## Provided data
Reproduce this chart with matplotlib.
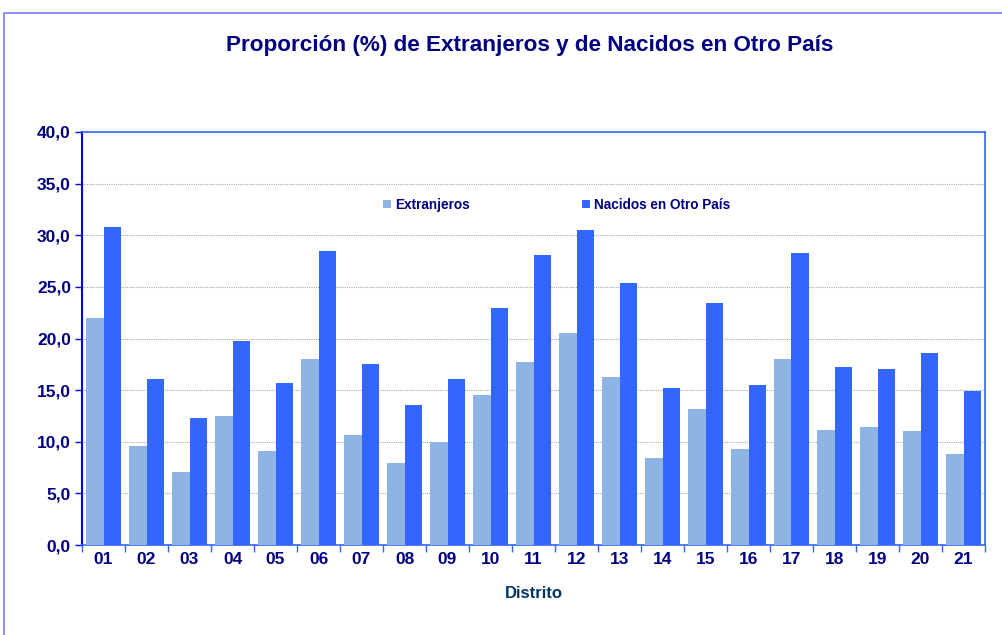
import numpy as np
import matplotlib
matplotlib.use('Agg')
import matplotlib.pyplot as plt
from matplotlib.patches import Rectangle
from matplotlib.ticker import FixedLocator, FuncFormatter

plt.rcParams['font.family'] = ['Liberation Sans', 'DejaVu Sans']

# Datos
distritos = ['01', '02', '03', '04', '05', '06', '07', '08', '09', '10', '11',
             '12', '13', '14', '15', '16', '17', '18', '19', '20', '21']
extranjeros = [22.0, 9.6, 7.1, 12.5, 9.1, 18.0, 10.7, 7.9, 10.0, 14.5, 17.7,
               20.5, 16.3, 8.4, 13.2, 9.3, 18.0, 11.1, 11.4, 11.0, 8.8]
nacidos_otro = [30.8, 16.1, 12.3, 19.8, 15.7, 28.5, 17.5, 13.6, 16.1, 23.0, 28.1,
                30.5, 25.4, 15.2, 23.4, 15.5, 28.3, 17.2, 17.0, 18.6, 14.9]

C_CLARO, C_OSCURO = '#8EB4E3', '#3366FF'
C_TXT = '#000080'

W, H = 1002, 635
fig = plt.figure(figsize=(W / 100, H / 100), dpi=100)
fig.patch.set_facecolor('white')

# Marco exterior
fig.patches.append(Rectangle((4 / W, -0.01), 1.05, 1 - 13 / H + 0.01, transform=fig.transFigure,
                             fill=False, edgecolor='#7B7BF7', linewidth=1.2))

ax = fig.add_axes([82 / W, 1 - 545 / H, (985 - 82) / W, (545 - 132) / H])
x = np.arange(len(distritos))
ancho = 0.41
ax.bar(x - ancho / 2, extranjeros, width=ancho, color=C_CLARO, label='Extranjeros', zorder=3)
ax.bar(x + ancho / 2, nacidos_otro, width=ancho, color=C_OSCURO, label='Nacidos en Otro País', zorder=3)

ax.set_xlim(-0.5, len(distritos) - 0.5)
ax.set_ylim(0, 40)
ax.yaxis.set_major_locator(FixedLocator(np.arange(0, 41, 5)))
ax.yaxis.set_major_formatter(FuncFormatter(lambda v, p: f'{v:.1f}'.replace('.', ',')))
ax.grid(axis='y', color='#AAAAAA', linestyle=(0, (1, 1)), linewidth=0.8, zorder=0)

ax.set_xticks(x)
ax.set_xticklabels(distritos)
ax.set_xticks(np.arange(-0.5, len(distritos)), minor=True)
ax.tick_params(axis='x', which='major', length=0, pad=5)
ax.tick_params(axis='x', which='minor', length=5, color=C_OSCURO, width=1)
ax.tick_params(axis='y', length=5, color='#0000FF', width=1, pad=3)
for lab in ax.get_xticklabels() + ax.get_yticklabels():
    lab.set_fontweight('bold')
    lab.set_fontsize(12.5)
    lab.set_color(C_TXT)

ax.spines['left'].set_color('#0000FF')
ax.spines['left'].set_linewidth(1.5)
for s in ['bottom', 'top', 'right']:
    ax.spines[s].set_color(C_OSCURO)
    ax.spines[s].set_linewidth(1.2)

ax.set_xlabel('Distrito', fontsize=12, fontweight='bold', color='#003366', labelpad=14)

fig.text(530 / W, 1 - 46 / H, 'Proporción (%) de Extranjeros y de Nacidos en Otro País',
         ha='center', va='center', fontsize=16.2, fontweight='bold', color=C_TXT)

leg = ax.legend(loc='upper left', bbox_to_anchor=(0.32, 0.87), ncol=2, frameon=False,
                handlelength=0.6, handleheight=0.6, handletextpad=0.3, columnspacing=8.2,
                prop={'weight': 'bold', 'size': 9.8})
for t in leg.get_texts():
    t.set_color(C_TXT)

fig.savefig('out.png', dpi=100)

## What to work on
Give the material again exactly as it is, but keep the pictures out.

## Task result
Reproduce this chart with matplotlib.
import numpy as np
import matplotlib
matplotlib.use('Agg')
import matplotlib.pyplot as plt
from matplotlib.patches import Rectangle
from matplotlib.ticker import FixedLocator, FuncFormatter

plt.rcParams['font.family'] = ['Liberation Sans', 'DejaVu Sans']

# Datos
distritos = ['01', '02', '03', '04', '05', '06', '07', '08', '09', '10', '11',
             '12', '13', '14', '15', '16', '17', '18', '19', '20', '21']
extranjeros = [22.0, 9.6, 7.1, 12.5, 9.1, 18.0, 10.7, 7.9, 10.0, 14.5, 17.7,
               20.5, 16.3, 8.4, 13.2, 9.3, 18.0, 11.1, 11.4, 11.0, 8.8]
nacidos_otro = [30.8, 16.1, 12.3, 19.8, 15.7, 28.5, 17.5, 13.6, 16.1, 23.0, 28.1,
                30.5, 25.4, 15.2, 23.4, 15.5, 28.3, 17.2, 17.0, 18.6, 14.9]

C_CLARO, C_OSCURO = '#8EB4E3', '#3366FF'
C_TXT = '#000080'

W, H = 1002, 635
fig = plt.figure(figsize=(W / 100, H / 100), dpi=100)
fig.patch.set_facecolor('white')

# Marco exterior
fig.patches.append(Rectangle((4 / W, -0.01), 1.05, 1 - 13 / H + 0.01, transform=fig.transFigure,
                             fill=False, edgecolor='#7B7BF7', linewidth=1.2))

ax = fig.add_axes([82 / W, 1 - 545 / H, (985 - 82) / W, (545 - 132) / H])
x = np.arange(len(distritos))
ancho = 0.41
ax.bar(x - ancho / 2, extranjeros, width=ancho, color=C_CLARO, label='Extranjeros', zorder=3)
ax.bar(x + ancho / 2, nacidos_otro, width=ancho, color=C_OSCURO, label='Nacidos en Otro País', zorder=3)

ax.set_xlim(-0.5, len(distritos) - 0.5)
ax.set_ylim(0, 40)
ax.yaxis.set_major_locator(FixedLocator(np.arange(0, 41, 5)))
ax.yaxis.set_major_formatter(FuncFormatter(lambda v, p: f'{v:.1f}'.replace('.', ',')))
ax.grid(axis='y', color='#AAAAAA', linestyle=(0, (1, 1)), linewidth=0.8, zorder=0)

ax.set_xticks(x)
ax.set_xticklabels(distritos)
ax.set_xticks(np.arange(-0.5, len(distritos)), minor=True)
ax.tick_params(axis='x', which='major', length=0, pad=5)
ax.tick_params(axis='x', which='minor', length=5, color=C_OSCURO, width=1)
ax.tick_params(axis='y', length=5, color='#0000FF', width=1, pad=3)
for lab in ax.get_xticklabels() + ax.get_yticklabels():
    lab.set_fontweight('bold')
    lab.set_fontsize(12.5)
    lab.set_color(C_TXT)

ax.spines['left'].set_color('#0000FF')
ax.spines['left'].set_linewidth(1.5)
for s in ['bottom', 'top', 'right']:
    ax.spines[s].set_color(C_OSCURO)
    ax.spines[s].set_linewidth(1.2)

ax.set_xlabel('Distrito', fontsize=12, fontweight='bold', color='#003366', labelpad=14)

fig.text(530 / W, 1 - 46 / H, 'Proporción (%) de Extranjeros y de Nacidos en Otro País',
         ha='center', va='center', fontsize=16.2, fontweight='bold', color=C_TXT)

leg = ax.legend(loc='upper left', bbox_to_anchor=(0.32, 0.87), ncol=2, frameon=False,
                handlelength=0.6, handleheight=0.6, handletextpad=0.3, columnspacing=8.2,
                prop={'weight': 'bold', 'size': 9.8})
for t in leg.get_texts():
    t.set_color(C_TXT)

fig.savefig('out.png', dpi=100)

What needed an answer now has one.